Use cases like customer service automation could improve when machine learning tools more closely resemble humans. Communicating with machines would feel more natural.
Cons of Self-Supervised Learning
SSL has many benefits, but it also has its fair share of downsides. It’s important to understand these to put its advantages in context and enable more informed decisions about which ML approach is best for your needs.
High Computing Power Needs
One of the most significant limitations to self-supervised learning is its computing demands. As you might expect, automatically scanning and labeling vast amounts of data is a resource-intensive task. Consequently, SSL requires computing power that could make it inaccessible for some teams.
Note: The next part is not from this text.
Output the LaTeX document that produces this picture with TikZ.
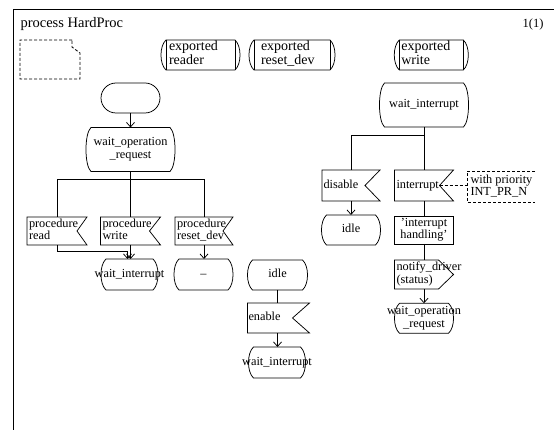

Overall IT spending is rising, and experts expect device budgets to shrink in the coming years, likely due to increasing IT infrastructure costs. This trend could make scaling computing power to support the workloads SSL requires unviable. SSL’s time and labor cost savings could help make up for this, but it may remain inaccessible in some contexts.
Reliability Concerns
SSL models also introduce reliability issues by minimizing humans’ role in the process. Automation typically reduces human error, but supervised learning exists as a concept because models often need some input. SSL models could easily mislabel data, leading to larger issues if no one catches these errors before long.
Poor-quality data already costs businesses $9.7 million annually, and workers spend up to 50% of their time searching for and correcting errors. Employees may not catch labeling errors in a self-supervised learning process until after the model has already taught itself from the erroneous information. That could lead to costly remediation and limited ROIs.
Using SSL to Its Highest Potential
These downsides don’t make SSL useless, but they do put its potential into perspective. You should consider this technology’s pros and cons if you want to make the most of it.
Effective SSL implementation comes from using it for the right applications and with the correct data. SSL may not be the best way forward if it’s easy to make labeling errors in a dataset. Alternatively, if you have an easily distinguishable dataset that would incur substantial costs to label manually, SSL could be helpful.
Finally, remember that people should always be the ones who make the final decisions, especially with SSL. These models can produce helpful insights with minimal time and investment, but they can still introduce errors, so a human touch is necessary for all mission-critical decisions.
Understand SSL’s Pros and Cons to Use It Effectively
Self-supervised learning is exciting, and it’ll become increasingly accessible and reliable as the technology advances. However, for now, businesses should consider its strengths in light of its weaknesses to ensure it’s their best option. You can make more informed decisions when you know how SSL can benefit you and how it could fall short.